1.struct pglist_data:
在内核中struct pglist_data谓之为"节点".它是内核内存生物链的金字塔顶,它表征每个CPU所管辖的内存空间.就是说,多少个CPU,对应多少个pglist_data.每一个pglist_data又进一步被划分为一些区域(表示内存中的范围),分别为:ZONE_DMA、ZONE_NORMAL、ZONE_HIGHMEM.如下:
typedef struct pglist_data {
struct zone node_zones[MAX_NR_ZONES];
struct zonelist node_zonelists[GFP_ZONETYPES];
int nr_zones;
struct page *node_mem_map;
struct bootmem_data *bdata;
unsigned long node_start_pfn;
unsigned long node_present_pages; /* total number of physical pages */
unsigned long node_spanned_pages; /* total size of physical page
range, including holes */
int node_id;
struct pglist_data *pgdat_next;
wait_queue_head_t kswapd_wait;
struct task_struct *kswapd;
} pg_data_t;
各成员大体意思如下:
node_zones:
某一节点对应的的内存区域划分,这里是ZONE_DMA、ZONE_NORMAL、ZONE_HIGHMEM;
node_zonelists:
用来组织和管理zone的数组,是内存应该分配哪个zone的内存的一种策略依据,见GFP_ZONETYPES的注释;
nr_zones:
一个节点有多少个zone.一般是1~3个;
node_mem_map:
node中第一个page;
bdata:
用于接收boot传递过来的参数的内存分配管理;
node_start_pfn:
pfn是page frame number的缩写.这个成员是用于表示node中的开始那个page在物理内存中的位置的;
node_present_pages:
一个node可包含的物理页;
pgdat_next:
下一个struct pglist_data;
kswapd_wait:
等待队列头;
kswapd:
内核线程,负责维护当前ZONE内存分配的平衡性.
2.struct zone:
表征一个内存区域,如ZONE_DMA、ZONE_NORMAL、ZONE_HIGHMEM.如下:
/*
* On machines where it is needed (eg PCs) we divide physical memory
* into multiple physical zones. On a PC we have 3 zones:
*
* ZONE_DMA < 16 MB ISA DMA capable memory
* ZONE_NORMAL 16-896 MB direct mapped by the kernel
* ZONE_HIGHMEM > 896 MB only page cache and user processes
*/
struct zone {
/* Fields commonly accessed by the page allocator */
unsigned long free_pages;
unsigned long pages_min, pages_low, pages_high;
/*
* protection[] is a pre-calculated number of extra pages that must be
* available in a zone in order for __alloc_pages() to allocate memory
* from the zone. i.e., for a GFP_KERNEL alloc of "order" there must
* be "(1<<order) + protection[ZONE_NORMAL]" free pages in the zone
* for us to choose to allocate the page from that zone.
*
* It uses both min_free_kbytes and sysctl_lower_zone_protection.

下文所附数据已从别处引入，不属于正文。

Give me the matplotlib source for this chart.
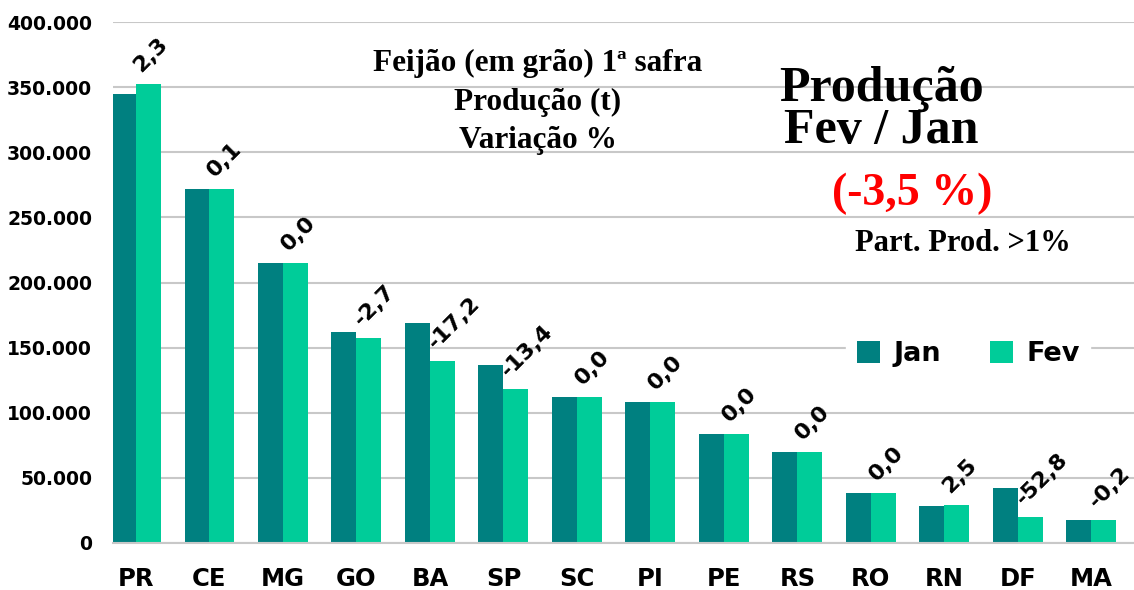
import numpy as np
import matplotlib
matplotlib.use("Agg")
import matplotlib.pyplot as plt
from matplotlib.ticker import FuncFormatter

# dados (t)
estados = ["PR", "CE", "MG", "GO", "BA", "SP", "SC", "PI", "PE", "RS", "RO", "RN", "DF", "MA"]
jan = [344700, 271800, 215000, 162000, 168900, 136700, 112100, 108300, 83700, 69900, 38400, 28400, 42200, 17700]
fev = [352500, 271900, 215000, 157500, 139800, 118400, 112100, 108300, 83700, 69900, 38400, 29200, 20000, 17700]
variacao = [2.3, 0.1, 0.0, -2.7, -17.2, -13.4, 0.0, 0.0, 0.0, 0.0, 0.0, 2.5, -52.8, -0.2]

cor_jan = "#008080"
cor_fev = "#00CC99"
sans = "DejaVu Sans"
serif = "Liberation Serif"

fig = plt.figure(figsize=(11.34, 5.90), dpi=100)
ax = fig.add_axes([113 / 1134, 1 - 543 / 590, 1 - 113 / 1134, (543 - 22) / 590])

x = np.arange(len(estados))
w = 0.34
ax.bar(x - w / 2, jan, w, color=cor_jan, label="Jan", zorder=2)
ax.bar(x + w / 2, fev, w, color=cor_fev, label="Fev", zorder=2)

# rótulos de variação
for xi, v, var in zip(x, fev, variacao):
    txt = f"{var:.1f}".replace(".", ",")
    ax.annotate(txt, xy=(xi + w / 2, v), xytext=(-3, 6), textcoords="offset points",
                rotation=45, rotation_mode="anchor", ha="left", va="bottom",
                fontsize=16, fontweight="bold", family=sans, zorder=3)

ax.set_xlim(-0.313, 13.58)
ax.set_ylim(0, 400000)
ax.set_yticks(np.arange(0, 400001, 50000))
ax.yaxis.set_major_formatter(FuncFormatter(lambda v, p: f"{int(v):,}".replace(",", ".")))
ax.set_xticks(x)
ax.set_xticklabels(estados)
ax.tick_params(axis="y", length=0, pad=15, labelsize=13.5)
ax.tick_params(axis="x", length=0, pad=17, labelsize=17.5)
for lab in ax.get_yticklabels() + ax.get_xticklabels():
    lab.set_fontweight("bold")
    lab.set_family(sans)

ax.grid(axis="y", color="#c8c8c8", linewidth=1.5, zorder=0)
for s in ["top", "right", "left"]:
    ax.spines[s].set_visible(False)
ax.spines["bottom"].set_color("#c8c8c8")
ax.spines["bottom"].set_linewidth(1.5)

leg = ax.legend(loc="center", bbox_to_anchor=((968 - 113) / 1021, (543 - 354) / 521),
                ncol=2, frameon=True, fancybox=False, edgecolor="white", framealpha=1,
                prop={"family": sans, "weight": "bold", "size": 19.5},
                handlelength=0.85, handleheight=0.85, columnspacing=1.8, handletextpad=0.5)

# textos
fig.text(538 / 1134, 1 - 102 / 590, "Feijão (em grão) 1ª safra\nProdução (t)\nVariação %",
         ha="center", va="center", family=serif, fontweight="bold", fontsize=22.5, linespacing=1.45)
fig.text(881 / 1134, 1 - 110 / 590, "Produção\nFev / Jan", ha="center", va="center",
         family=serif, fontweight="bold", fontsize=36, linespacing=0.9)
fig.text(912 / 1134, 1 - 194 / 590, "(-3,5 %)", ha="center", va="center",
         family=serif, fontweight="bold", fontsize=33, color="#FF0000")
fig.text(963 / 1134, 1 - 244 / 590, "Part. Prod. >1%", ha="center", va="center",
         family=serif, fontweight="bold", fontsize=22)

fig.savefig("out.png", dpi=100)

* The protection values are recalculated if either of these values
* change. The array elements are in zonelist order:
* [0] == GFP_DMA, [1] == GFP_KERNEL, [2] == GFP_HIGHMEM.
*/
unsigned long protection[MAX_NR_ZONES];
struct per_cpu_pageset pageset[NR_CPUS];
/*
* free areas of different sizes
*/
spinlock_t lock;
struct free_area free_area[MAX_ORDER];
ZONE_PADDING(_pad1_)
/* Fields commonly accessed by the page reclaim scanner */
spinlock_t lru_lock;
struct list_head active_list;
struct list_head inactive_list;
unsigned long nr_scan_active;
unsigned long nr_scan_inactive;
unsigned long nr_active;
unsigned long nr_inactive;
unsigned long pages_scanned; /* since last reclaim */
int all_unreclaimable; /* All pages pinned */
/*
* prev_priority holds the scanning priority for this zone. It is
* defined as the scanning priority at which we achieved our reclaim
* target at the previous try_to_free_pages() or balance_pgdat()
* invokation.
*
* We use prev_priority as a measure of how much stress page reclaim is
* under - it drives the swappiness decision: whether to unmap mapped
* pages.
*
* temp_priority is used to remember the scanning priority at which
* this zone was successfully refilled to free_pages == pages_high.
*
* Access to both these fields is quite racy even on uniprocessor. But
* it is expected to average out OK.
*/
int temp_priority;
int prev_priority;
ZONE_PADDING(_pad2_)
/* Rarely used or read-mostly fields */
/*
* wait_table -- the array holding the hash table
* wait_table_size -- the size of the hash table array
* wait_table_bits -- wait_table_size == (1 << wait_table_bits)
*
* The purpose of all these is to keep track of the people
* waiting for a page to become available and make them
* runnable again when possible. The trouble is that this
* consumes a lot of space, especially when so few things
* wait on pages at a given time. So instead of using
* per-page waitqueues, we use a waitqueue hash table.
*
* The bucket discipline is to sleep on the same queue when
* colliding and wake all in that wait queue when removing.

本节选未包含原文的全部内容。